7. Overall, this is my least favorite sketch.
8. Overlaying the years would probably have been more effective than stacking, but it wouldn't solve all of the problems with this layout.

Next, I'd like to re-visit the more aesthetic 'virus-shaped' design (sketch 2), and refine it using the learnings from all of my sketches.



Redesign: Final Visualization

Rendering of an redesigned visualization
Final visualization: A revised visualization that uses the 'virus-shaped' design from sketch 2, with additional refinements and additional data about the number of deaths. Illustrates COVID-19 cases and deaths reported per day as a 7-day moving average from 2020 until 6 January 2022 (the date of the original publication). The plots were produced using Matplotlib in Python, and postprocessing was completed using PowerPoint. Graphical data is based on Google COVID-19 Open Data (Google, 2022), and annotations are based on the CDC COVID-19 Timeline (CDC, 2022).

Final Write-Up

This visualization aims to communicate more points from the article discussion and present a balanced view of the potential impacts of Omicron. It highlights the unprecedented spread of the variant, but the addition of death data balances the extreme spike in case numbers. To easily discern between cases and deaths, icons compliment text labels. The visualization aims engage the non-expert audience by using virus-shaped graphs. The cyclical date encoding has been kept, allowing for easy comparison between different years and color is used to encode each year, instead of the potentially confusing spiral. The color encoding also helps to highlight data from 2022 (bright red), however this scheme could be confusing for colorblind readers. I also wanted this visualization to provide more context to the reader, so added labels with key events based on CDC records. This is a trade-off, since it adds more clutter to the visualization, but it helps the reader to understand how previous outbreaks behaved, which better frames the concerns about Omicron. The month dividers have been separated and arranged in a more clock-like fashion, with a longer divider at the top where the year changes.

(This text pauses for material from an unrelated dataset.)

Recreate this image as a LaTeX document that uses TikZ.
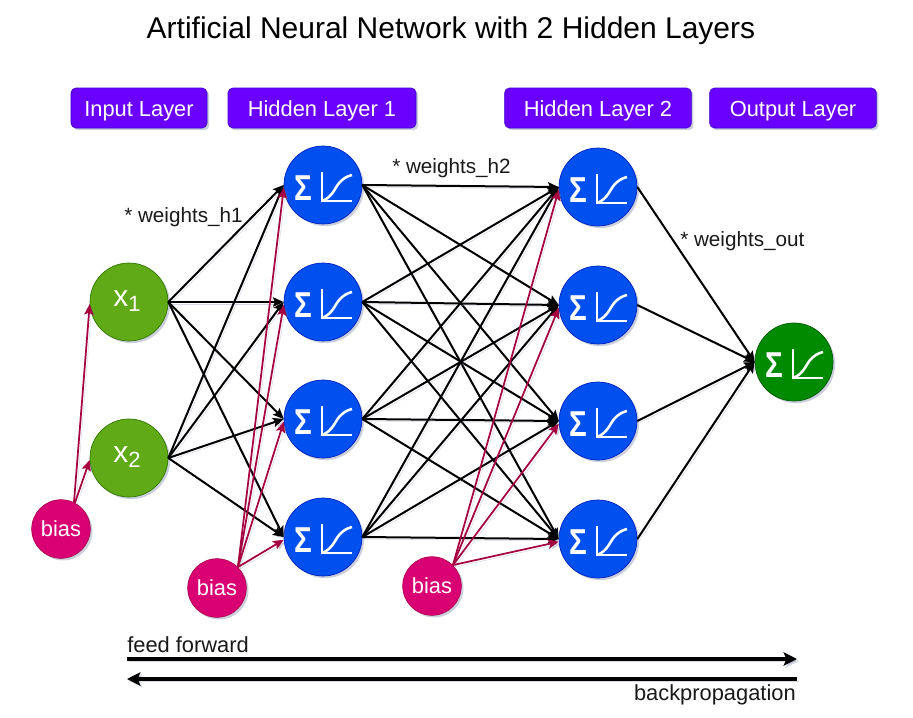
\documentclass[tikz,border=0pt]{standalone}
\usepackage{fontspec}
\setmainfont{Liberation Sans}
\usetikzlibrary{arrows.meta,shadows}
\definecolor{cblue}{HTML}{0050EF}\definecolor{sblue}{HTML}{001DBC}
\definecolor{cgreen}{HTML}{60A917}\definecolor{sgreen}{HTML}{2D7600}
\definecolor{cdgreen}{HTML}{008A00}\definecolor{sdgreen}{HTML}{005700}
\definecolor{cpink}{HTML}{D80073}\definecolor{spink}{HTML}{A50040}
\definecolor{cpurple}{HTML}{6A00FF}\definecolor{spurple}{HTML}{3700CC}
\definecolor{cshadow}{HTML}{7C86A8}
\tikzset{
  softshadow/.style={drop shadow={shadow xshift=1.6pt,shadow yshift=-1.6pt,opacity=.4,fill=cshadow}},
  lineshadow/.style={preaction={draw=cshadow,opacity=.3,transform canvas={shift={(1.5pt,-1.5pt)}}}},
  neuron/.style={circle,draw=#1,line width=.5pt,minimum size=58.5pt,inner sep=0pt,softshadow},
  biasnode/.style={circle,fill=cpink,draw=spink,line width=.4pt,minimum size=44pt,inner sep=0pt,text=white,font=\fontsize{16.4}{16}\selectfont,softshadow},
  layerbox/.style={rounded corners=3.5pt,fill=cpurple,draw=spurple,line width=.4pt,text=white,font=\fontsize{16.4}{18}\selectfont,inner sep=0pt,text height=12pt,text depth=0pt,softshadow},
  sigmatext/.style={text=white,inner sep=0pt,font=\fontsize{27}{27}\selectfont\bfseries},
  icon/.style={draw=white,line width=1.9pt},
  plain/.style={inner sep=0pt,text=black!90,text height=12pt,text depth=1pt},
  thin label/.style={plain,font=\fontsize{15.5}{18}\selectfont},
  wide label/.style={plain,font=\fontsize{16.4}{18}\selectfont},
  xtext/.style={inner sep=0pt,text=white,font=\fontsize{22.5}{24}\selectfont},
  wire/.style={line width=1.5pt,draw=black,lineshadow,-{Stealth[length=8pt,width=7pt,inset=1.5pt]}},
  redwire/.style={line width=1.3pt,draw=spink,lineshadow,-{Stealth[length=8pt,width=7pt,inset=1.5pt]}},
  flow/.style={line width=2.3pt,draw=black,lineshadow,-{Stealth[length=10pt,width=10pt,inset=2pt]}},
}
\newcommand{\subdigit}[1]{\raisebox{-3.75pt}{\fontsize{16.5}{16.5}\selectfont #1}}
\newcommand{\neuronat}[5]{%
  \node[neuron=#5,fill=#4] (#1) at (#2,#3) {};
  \node[sigmatext] (#1s) at (#2-20,#3+3) {\scalebox{.82}[1]{Σ}};
  \draw[icon,shift={(#2,#3)}] (-1,-13) -- (-1,16) -- (29,16);
  \draw[icon,shift={(#2,#3)}] (-1,16) .. controls (10,12) and (12,2) .. (17,-3) .. controls (20,-6) and (24,-9) .. (29,-10);
}
\begin{document}
\begin{tikzpicture}[x=.75pt,y=-.75pt]
\useasboundingbox (0,0) rectangle (913,717);
\node[inner sep=0pt,text=black,font=\fontsize{22.5}{26}\selectfont] (title) at (451,31) {Artificial Neural Network with 2 Hidden Layers};
\node[layerbox,minimum width=102pt,minimum height=30pt] (l0) at (139,108) {Input Layer};
\node[layerbox,minimum width=141pt,minimum height=30pt] (l1) at (322,108) {Hidden Layer 1};
\node[layerbox,minimum width=140pt,minimum height=30pt] (l2) at (598,108) {Hidden Layer 2};
\node[layerbox,minimum width=125pt,minimum height=30pt] (l3) at (793,108) {Output Layer};
\node[neuron=sgreen,fill=cgreen] (x1) at (129,302) {};
\node[neuron=sgreen,fill=cgreen] (x2) at (129,458) {};
\node[xtext] (x1t) at (127,301) {x\subdigit{1}};
\node[xtext] (x2t) at (127,457) {x\subdigit{2}};
\node[biasnode] (b0) at (61,529) {bias};
\node[biasnode] (b1) at (217,588) {bias};
\node[biasnode] (b2) at (432,586) {bias};
\neuronat{a1}{323}{185}{cblue}{sblue}
\neuronat{a2}{323}{302}{cblue}{sblue}
\neuronat{a3}{323}{419}{cblue}{sblue}
\neuronat{a4}{323}{537}{cblue}{sblue}
\neuronat{c1}{598}{187}{cblue}{sblue}
\neuronat{c2}{598}{305}{cblue}{sblue}
\neuronat{c3}{598}{421}{cblue}{sblue}
\neuronat{c4}{598}{539}{cblue}{sblue}
\neuronat{o}{794}{362}{cdgreen}{sdgreen}
\foreach \s in {x1,x2} \foreach \t in {a1,a2,a3,a4} \draw[wire] (\s.east) -- (\t.west);
\foreach \s in {a1,a2,a3,a4} \foreach \t in {c1,c2,c3,c4} \draw[wire] (\s.east) -- (\t.west);
\foreach \s in {c1,c2,c3,c4} \draw[wire] (\s.east) -- (o.west);
\draw[redwire] (b0.64) -- (x1.183);
\draw[redwire] (b0.62) -- (x2.183);
\foreach \t in {a1,a2,a3,a4} \draw[redwire] (b1.45) -- (\t.184);
\foreach \t in {c1,c2,c3,c4} \draw[redwire] (b2.45) -- (\t.184);
\node[thin label,anchor=west] (wh1) at (124,215) {* weights\_h1};
\node[thin label,anchor=west] (wh2) at (392,166) {* weights\_h2};
\node[thin label,anchor=west] (wo) at (680,239) {* weights\_out};
\node[wide label,anchor=west] (ff) at (127,645) {feed forward};
\node[wide label,anchor=east] (bp) at (796,693) {backpropagation};
\coordinate (fs) at (127,659); \coordinate (fe) at (797,659);
\coordinate (bs) at (797,679); \coordinate (be) at (127,679);
\draw[flow] (fs) -- (fe);
\draw[flow] (bs) -- (be);
\end{tikzpicture}
\end{document}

This design addressed many of my critiques, especially removing the confusing spiral encoding and providing more context. The legend more clearly explains how 'cases' and 'deaths' are defined. Mention of 7-day averaging is removed from the plot, but included in the caption (since it is unlikely to be of concern to the layperson). All months are labeled, and the additional event labels help provide context, at the cost of a more busy-looking graph (which likely requires more attentive processing than the original). The circular axes remain more difficult to interpret than a conventional linear axis, but this choice enabled the virus-shaped effect. Occlusion does make it more difficult to interpret the data, especially when case and death numbers are small, although these regions are not particularly important. The different scales, while annotated, are also not immediately clear to the reader, who might be inclined to think that deaths exceeded cases; in reality, the number of deaths is 100 times smaller than the number of cases, so deaths would not be visible if both graphs used the same scale.